La sonrisa
No creo que se acuerden, pero en mi primera crónica escribí la frase “Londres es una batalla que no pienso perder”. Aquello lo parí en una época en la que vivía a crédito y pateaba todos los días las calles de la ciudad durante siete u ocho horas. La batalla en cuestión era la de encontrar trabajo. Para cuando finalmente ya la había publicado, llevaba semanas trabajando en el bar en el que aún estoy. Después de leerla, muchos amigos me preguntaron si estaba bien, porque notaban que lo que había escrito era amargo y, en cierta manera, hasta cínico.
Yo les decía que estaba perfectamente y que no había ningún problema, y verdaderamente no lo hubo. El único problema fue que caí en uno de los pecados de la escritura: al no ser capaz de describir la dureza de mi cotidianeidad particular, exageré los hechos. No es el peor pecado, pero esa no es excusa. Sea como sea, en general viví bien: la inquietud del día al no encontrar trabajo se aliviaba jugando a la Play Station por la noche y diciéndome a mí mismo que ya encontraría algo al día siguiente, como realmente pasó. Todo fluyó tranquilamente y los tropiezos fueron mínimos.
Después empecé a trabajar limpiando vasos y me sorprendí a mí mismo viendo que yo era bueno. Era rápido, era disciplinado, no me quejaba si había que trabajar duro y nunca perdí la sonrisa porque era sincera. Porque me divertía trabajando en aquel lugar y me encantaba la gente que había allí, excepto el gilipollas de turno que hay siempre en todos los grupos. Me gustaba tanto que me inquietaba, y me preguntaba si quizás no me habría equivocado de camino en la vida y que lo mío puede que fuera servir a otros. Sinceramente quería empezar a escribir sobre esa sensación, sobre lo bonito que es estar detrás de la barra de un bar, pero supuse que primero debía hacer un par de textos que reflejasen lo difícil de llegar a la ciudad antes de tratar la alegría de encontrar amigos hasta debajo de las piedras en un sitio que parece inhóspito a primero vista y lo bien que sienta ganarse por fin la vida uno mismo.
Pero entonces, cuando estaba a punto de ponerme manos a la obra, mi abuelo murió. Sin avisar y sin poder despedirme de él. Fue como si un gigante arrancase el Big Beng, lo agarrase como un palo de cricket y me batease con todas sus fuerzas. Sin entrar en detalles, sentí que aquella era la forma que tenía el mundo de gritarme al oído que volviera a casa después de más de cuatro años dando vueltas por el mundo, con las botas reventadas y más de un hueso roto.
Después de ese día no fui capaz de levantar la cabeza durante una temporada y pasé de disfrutar el día a día para contar las semanas que faltaban para irme. Ahora la sonrisa en el trabajo era fingida y dejé de trabajar rápido, dejé de ser bueno.
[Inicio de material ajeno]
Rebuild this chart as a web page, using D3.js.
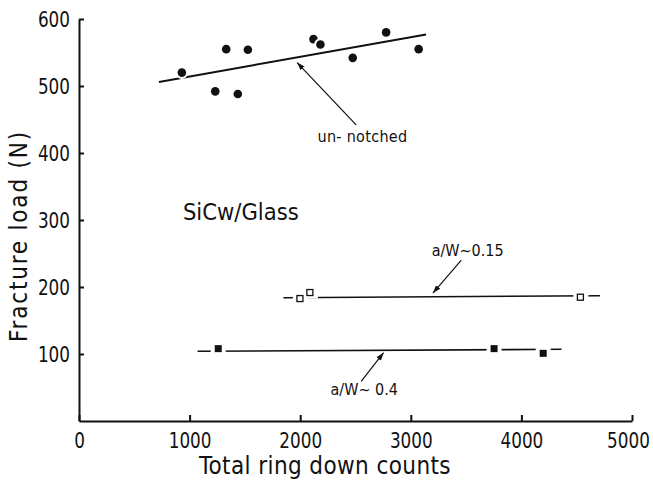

Sin embargo, poco a poco la herida se fue cerrando, los amaneceres dejaron de ser grises, mi sonrisa volvía a ser de verdad y el gigante devolvió el Big Ben a su sitio y me dejó en paz. Fueron apareciendo personas que desaparecieron igual de rápido y las noches de Londres de repente se llenaron de luces de colores, de fuegos artificiales y de música electrónica.
Ahora me quedan solo dos semanas en esta ciudad. Vuelvo a una isla que no he pisado en años –tan sólo esporádicamente- y que no creo que la reconozca, lo cual me da la oportunidad de volverla a conocer. Regreso después de haber ganado la batalla y con las heridas típicas de todo gran viaje, muchas de ellas no precisamente malas porque me hacen mirar adelante satisfecho por haber vivido más de lo que hubiese creído humanamente posible. La guerra, por otra parte, aún sigue: como Bruno, vuelvo a mi país a exigir lo que merezco.